> _STORED RECORDS_
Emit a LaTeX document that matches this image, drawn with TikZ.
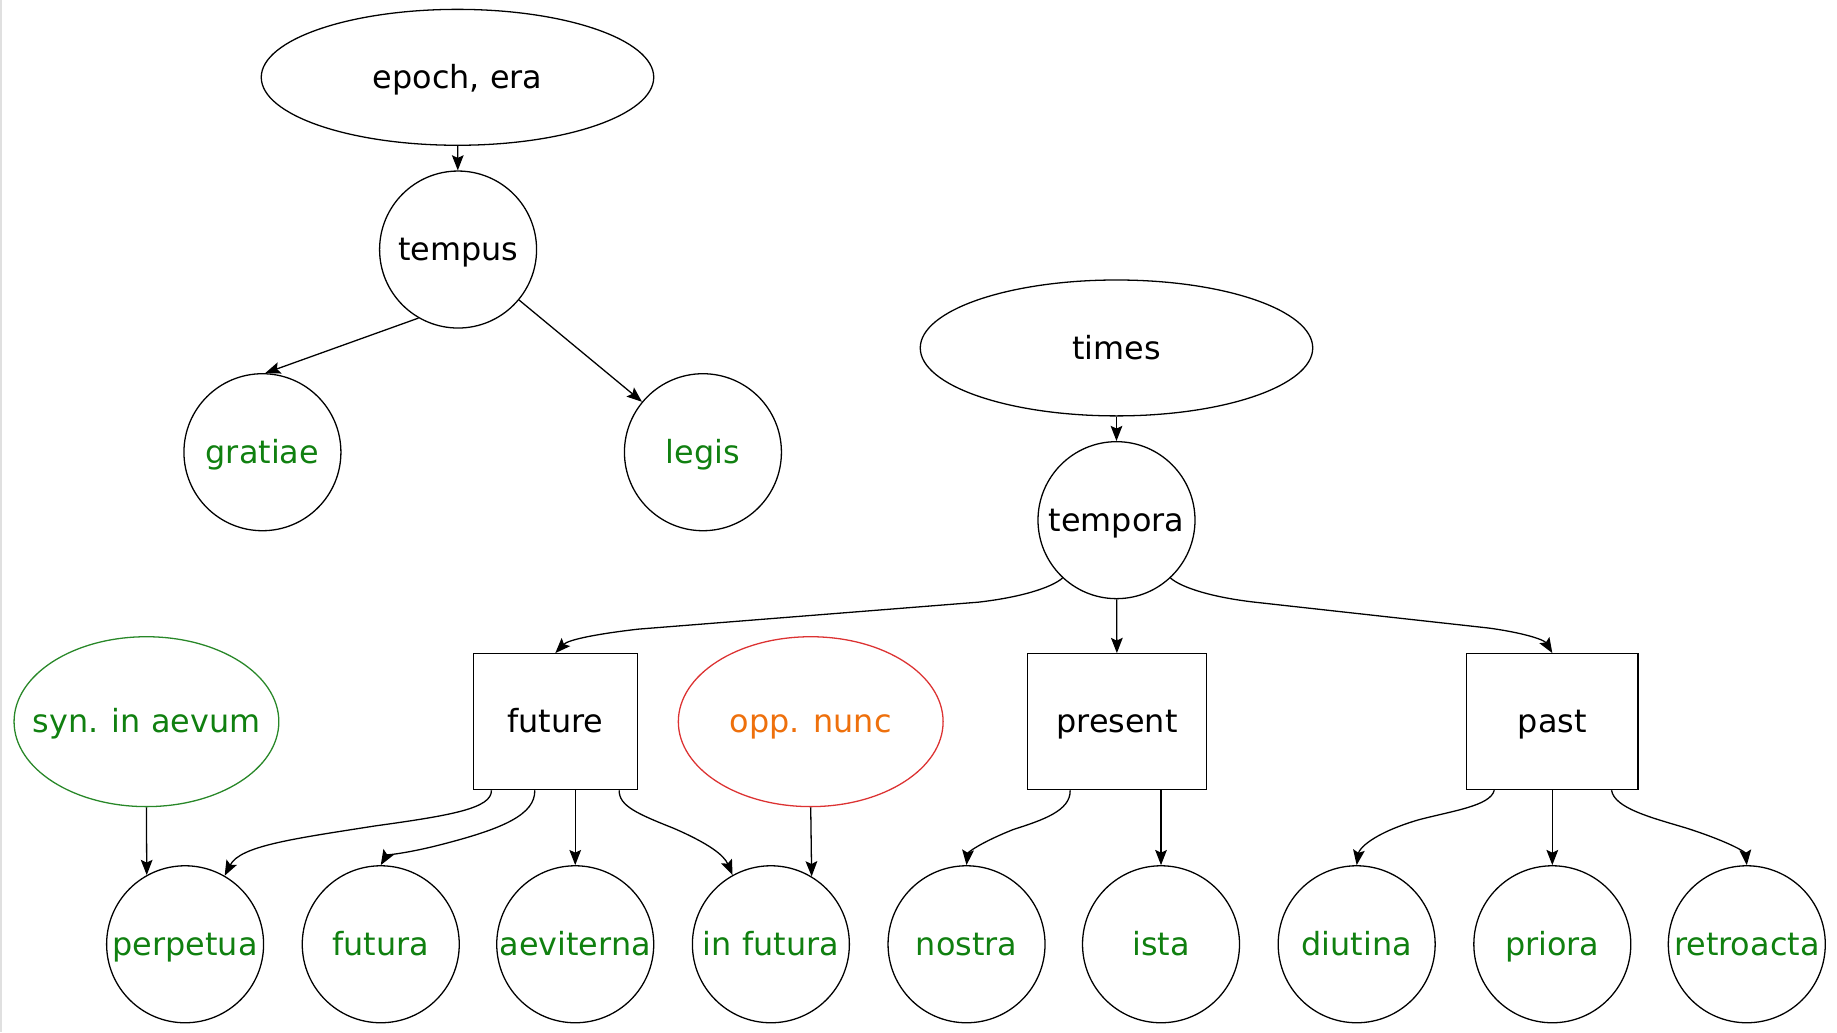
\documentclass[tikz,border=0pt]{standalone}
\usepackage{fontspec}
\setmainfont{DejaVu Sans}
\usetikzlibrary{shapes.geometric,arrows.meta}
\definecolor{lgreen}{RGB}{16,128,16}
\definecolor{eborder}{RGB}{40,135,40}
\definecolor{lorange}{RGB}{238,112,12}
\definecolor{lred}{RGB}{220,50,50}
\begin{document}
\begin{tikzpicture}[x=0.5pt,y=-0.5pt,
  base/.style={draw, line width=0.55pt, inner sep=0pt, font=\fontsize{13.6}{16}\selectfont,
    text height=11.5pt, text depth=2pt},
  bigell/.style={base, ellipse, minimum width=167.5pt, minimum height=58pt},
  sideell/.style={base, ellipse, inner xsep=-12pt, minimum width=113pt, minimum height=72.5pt},
  circ/.style={base, circle, minimum size=67pt},
  leaf/.style={circ, text=lgreen},
  tbox/.style={base, rectangle, minimum height=58pt},
  edge/.style={line width=0.55pt, -{Stealth[length=6.5pt,width=5pt,inset=1.2pt]}}
]
\useasboundingbox (0,0) rectangle (1568,881);
\fill[black!12] (0,0) rectangle (1.8,881);

% upper tree
\node[bigell] (epoch) at (390.5,66) {epoch, era};
\node[circ] (tempus) at (391,213) {tempus};
\node[leaf] (gratiae) at (224,386) {gratiae};
\node[leaf] (legis) at (600,386) {legis};

\node[bigell] (times) at (953,297) {times};
\node[circ] (tempora) at (953,444) {tempora};

% middle row
\node[sideell, draw=eborder, text=lgreen] (syn) at (125,616) {syn. in aevum};
\node[tbox, minimum width=70pt] (future) at (474,616) {future};
\node[sideell, draw=lred, text=lorange] (opp) at (692,616) {opp. nunc};
\node[tbox, minimum width=76.5pt] (present) at (953.5,616) {present};
\node[tbox, minimum width=73pt] (past) at (1325,616) {past};

% bottom row
\node[leaf] (perpetua) at (158,806) {perpetua};
\node[leaf] (futura) at (325,806) {futura};
\node[leaf] (aeviterna) at (491,806) {aeviterna};
\node[leaf] (infutura) at (658,806) {in futura};
\node[leaf] (nostra) at (825,806) {nostra};
\node[leaf] (ista) at (991,806) {ista};
\node[leaf] (diutina) at (1158,806) {diutina};
\node[leaf] (priora) at (1325,806) {priora};
\node[leaf] (retroacta) at (1491,806) {retroacta};

% edges
\draw[edge] (epoch) -- (tempus);
\draw[edge] (tempus.240) -- (gratiae.88);
\draw[edge] (tempus) -- (legis);
\draw[edge] (times) -- (tempora);

\draw[edge] (tempora.227) .. controls (897,502) and (870,510) .. (835,514)
  -- (545,537) .. controls (510,541) and (485,546) .. (future.north);
\draw[edge] (tempora) -- (present);
\draw[edge] (tempora.313) .. controls (1009,502) and (1036,510) .. (1071,514)
  -- (1270,536) .. controls (1300,540) and (1318,546) .. (past.north);

\draw[edge] (syn.south) -- (perpetua.119);
\draw[edge] (opp.south) -- (infutura.59.5);

\draw[edge] ([xshift=8pt]future.south west) .. controls (420,690) and (385,696) .. (320,705)
  .. controls (250,716) and (205,722) .. (perpetua.60);
\draw[edge] ([xshift=26.5pt]future.south west) .. controls (457,695) and (430,707) .. (380,720)
  .. controls (350,728) and (330,730) .. (futura.north);
\draw[edge] (aeviterna.north |- future.south) -- (aeviterna.north);
\draw[edge] ([xshift=-8pt]future.south east) .. controls (528,688) and (545,695) .. (575,707)
  .. controls (605,720) and (618,730) .. (infutura.119);

\draw[edge] ([xshift=18.5pt]present.south west) .. controls (914,692) and (890,700) .. (865,708)
  .. controls (835,720) and (826,728) .. (nostra.north);
\draw[edge] (ista.north |- present.south) -- (ista.north);

\draw[edge] ([xshift=12pt]past.south west) .. controls (1272,688) and (1240,692) .. (1210,700)
  .. controls (1170,712) and (1160,725) .. (diutina.north);
\draw[edge] (past) -- (priora);
\draw[edge] ([xshift=-11.5pt]past.south east) .. controls (1378,690) and (1410,698) .. (1440,707)
  .. controls (1480,720) and (1490,728) .. (retroacta.north);
\end{tikzpicture}
\end{document}
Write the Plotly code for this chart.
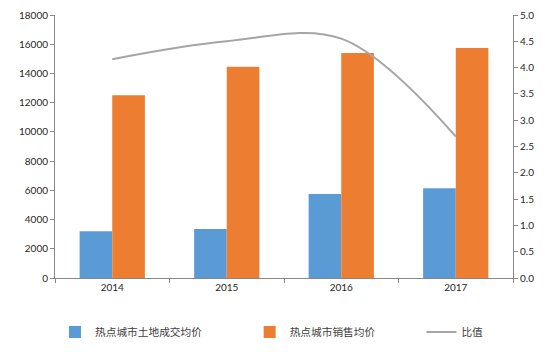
import plotly.graph_objects as go

years = ["2014", "2015", "2016", "2017"]
land_price = [3200, 3350, 5750, 6150]
sale_price = [12500, 14450, 15400, 15750]
ratio = [4.16, 4.50, 4.55, 2.69]

font_fam = "Lato, Noto Sans CJK SC, sans-serif"
fig = go.Figure()
fig.add_trace(go.Bar(x=years, y=land_price, name="热点城市土地成交均价", showlegend=True,
                     marker=dict(color="#5B9BD5", line=dict(width=0))))
fig.add_trace(go.Bar(x=years, y=sale_price, name="热点城市销售均价", legend="legend2", showlegend=True,
                     marker=dict(color="#ED7D31", line=dict(width=0))))
fig.add_trace(go.Scatter(x=years, y=ratio, name="比值", yaxis="y2", mode="lines", legend="legend3",
                         showlegend=True,
                         line=dict(color="#A5A5A5", width=2, shape="spline", smoothing=1.0)))

leg_common = dict(orientation="h", yanchor="middle", y=-0.205, xanchor="left",
                  font=dict(size=10.7, color="#404040", family="Noto Sans CJK SC, sans-serif"),
                  itemwidth=30, bgcolor="rgba(0,0,0,0)")

fig.update_layout(
    width=554, height=352, showlegend=True,
    margin=dict(l=55, r=41, t=15, b=74, autoexpand=False),
    paper_bgcolor="white", plot_bgcolor="white",
    barmode="group", bargap=0.43, bargroupgap=0,
    font=dict(family=font_fam, size=10, color="#404040"),
    xaxis=dict(type="category", tickson="boundaries", ticks="outside", ticklen=4,
               tickcolor="#888888", showline=True, linecolor="#888888", linewidth=1,
               showgrid=False, tickfont=dict(size=10, color="#262626")),
    yaxis=dict(range=[0, 18000], dtick=2000, tickformat="d", showline=True, linecolor="#888888",
               ticks="outside", ticklen=4, tickcolor="#888888", showgrid=False,
               zeroline=False, tickfont=dict(size=10, color="#262626")),
    yaxis2=dict(range=[0, 5], dtick=0.5, tickformat=".1f", overlaying="y", side="right",
                showline=True, linecolor="#888888", ticks="outside", ticklen=4,
                tickcolor="#888888", showgrid=False, zeroline=False,
                tickfont=dict(size=10, color="#262626")),
    legend=dict(leg_common, x=0.0),
    legend2=dict(leg_common, x=0.425),
    legend3=dict(leg_common, x=0.80),
)
fig.write_html("out.html")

> _GOAL_
Extract every line of the data exactly; pictures stay out.

> _WRITTEN ANSWER_
Emit a LaTeX document that matches this image, drawn with TikZ.
\documentclass[tikz,border=0pt]{standalone}
\usepackage{fontspec}
\setmainfont{DejaVu Sans}
\usetikzlibrary{shapes.geometric,arrows.meta}
\definecolor{lgreen}{RGB}{16,128,16}
\definecolor{eborder}{RGB}{40,135,40}
\definecolor{lorange}{RGB}{238,112,12}
\definecolor{lred}{RGB}{220,50,50}
\begin{document}
\begin{tikzpicture}[x=0.5pt,y=-0.5pt,
  base/.style={draw, line width=0.55pt, inner sep=0pt, font=\fontsize{13.6}{16}\selectfont,
    text height=11.5pt, text depth=2pt},
  bigell/.style={base, ellipse, minimum width=167.5pt, minimum height=58pt},
  sideell/.style={base, ellipse, inner xsep=-12pt, minimum width=113pt, minimum height=72.5pt},
  circ/.style={base, circle, minimum size=67pt},
  leaf/.style={circ, text=lgreen},
  tbox/.style={base, rectangle, minimum height=58pt},
  edge/.style={line width=0.55pt, -{Stealth[length=6.5pt,width=5pt,inset=1.2pt]}}
]
\useasboundingbox (0,0) rectangle (1568,881);
\fill[black!12] (0,0) rectangle (1.8,881);

% upper tree
\node[bigell] (epoch) at (390.5,66) {epoch, era};
\node[circ] (tempus) at (391,213) {tempus};
\node[leaf] (gratiae) at (224,386) {gratiae};
\node[leaf] (legis) at (600,386) {legis};

\node[bigell] (times) at (953,297) {times};
\node[circ] (tempora) at (953,444) {tempora};

% middle row
\node[sideell, draw=eborder, text=lgreen] (syn) at (125,616) {syn. in aevum};
\node[tbox, minimum width=70pt] (future) at (474,616) {future};
\node[sideell, draw=lred, text=lorange] (opp) at (692,616) {opp. nunc};
\node[tbox, minimum width=76.5pt] (present) at (953.5,616) {present};
\node[tbox, minimum width=73pt] (past) at (1325,616) {past};

% bottom row
\node[leaf] (perpetua) at (158,806) {perpetua};
\node[leaf] (futura) at (325,806) {futura};
\node[leaf] (aeviterna) at (491,806) {aeviterna};
\node[leaf] (infutura) at (658,806) {in futura};
\node[leaf] (nostra) at (825,806) {nostra};
\node[leaf] (ista) at (991,806) {ista};
\node[leaf] (diutina) at (1158,806) {diutina};
\node[leaf] (priora) at (1325,806) {priora};
\node[leaf] (retroacta) at (1491,806) {retroacta};

% edges
\draw[edge] (epoch) -- (tempus);
\draw[edge] (tempus.240) -- (gratiae.88);
\draw[edge] (tempus) -- (legis);
\draw[edge] (times) -- (tempora);

\draw[edge] (tempora.227) .. controls (897,502) and (870,510) .. (835,514)
  -- (545,537) .. controls (510,541) and (485,546) .. (future.north);
\draw[edge] (tempora) -- (present);
\draw[edge] (tempora.313) .. controls (1009,502) and (1036,510) .. (1071,514)
  -- (1270,536) .. controls (1300,540) and (1318,546) .. (past.north);

\draw[edge] (syn.south) -- (perpetua.119);
\draw[edge] (opp.south) -- (infutura.59.5);

\draw[edge] ([xshift=8pt]future.south west) .. controls (420,690) and (385,696) .. (320,705)
  .. controls (250,716) and (205,722) .. (perpetua.60);
\draw[edge] ([xshift=26.5pt]future.south west) .. controls (457,695) and (430,707) .. (380,720)
  .. controls (350,728) and (330,730) .. (futura.north);
\draw[edge] (aeviterna.north |- future.south) -- (aeviterna.north);
\draw[edge] ([xshift=-8pt]future.south east) .. controls (528,688) and (545,695) .. (575,707)
  .. controls (605,720) and (618,730) .. (infutura.119);

\draw[edge] ([xshift=18.5pt]present.south west) .. controls (914,692) and (890,700) .. (865,708)
  .. controls (835,720) and (826,728) .. (nostra.north);
\draw[edge] (ista.north |- present.south) -- (ista.north);

\draw[edge] ([xshift=12pt]past.south west) .. controls (1272,688) and (1240,692) .. (1210,700)
  .. controls (1170,712) and (1160,725) .. (diutina.north);
\draw[edge] (past) -- (priora);
\draw[edge] ([xshift=-11.5pt]past.south east) .. controls (1378,690) and (1410,698) .. (1440,707)
  .. controls (1480,720) and (1490,728) .. (retroacta.north);
\end{tikzpicture}
\end{document}
Write the Plotly code for this chart.
import plotly.graph_objects as go

years = ["2014", "2015", "2016", "2017"]
land_price = [3200, 3350, 5750, 6150]
sale_price = [12500, 14450, 15400, 15750]
ratio = [4.16, 4.50, 4.55, 2.69]

font_fam = "Lato, Noto Sans CJK SC, sans-serif"
fig = go.Figure()
fig.add_trace(go.Bar(x=years, y=land_price, name="热点城市土地成交均价", showlegend=True,
                     marker=dict(color="#5B9BD5", line=dict(width=0))))
fig.add_trace(go.Bar(x=years, y=sale_price, name="热点城市销售均价", legend="legend2", showlegend=True,
                     marker=dict(color="#ED7D31", line=dict(width=0))))
fig.add_trace(go.Scatter(x=years, y=ratio, name="比值", yaxis="y2", mode="lines", legend="legend3",
                         showlegend=True,
                         line=dict(color="#A5A5A5", width=2, shape="spline", smoothing=1.0)))

leg_common = dict(orientation="h", yanchor="middle", y=-0.205, xanchor="left",
                  font=dict(size=10.7, color="#404040", family="Noto Sans CJK SC, sans-serif"),
                  itemwidth=30, bgcolor="rgba(0,0,0,0)")

fig.update_layout(
    width=554, height=352, showlegend=True,
    margin=dict(l=55, r=41, t=15, b=74, autoexpand=False),
    paper_bgcolor="white", plot_bgcolor="white",
    barmode="group", bargap=0.43, bargroupgap=0,
    font=dict(family=font_fam, size=10, color="#404040"),
    xaxis=dict(type="category", tickson="boundaries", ticks="outside", ticklen=4,
               tickcolor="#888888", showline=True, linecolor="#888888", linewidth=1,
               showgrid=False, tickfont=dict(size=10, color="#262626")),
    yaxis=dict(range=[0, 18000], dtick=2000, tickformat="d", showline=True, linecolor="#888888",
               ticks="outside", ticklen=4, tickcolor="#888888", showgrid=False,
               zeroline=False, tickfont=dict(size=10, color="#262626")),
    yaxis2=dict(range=[0, 5], dtick=0.5, tickformat=".1f", overlaying="y", side="right",
                showline=True, linecolor="#888888", ticks="outside", ticklen=4,
                tickcolor="#888888", showgrid=False, zeroline=False,
                tickfont=dict(size=10, color="#262626")),
    legend=dict(leg_common, x=0.0),
    legend2=dict(leg_common, x=0.425),
    legend3=dict(leg_common, x=0.80),
)
fig.write_html("out.html")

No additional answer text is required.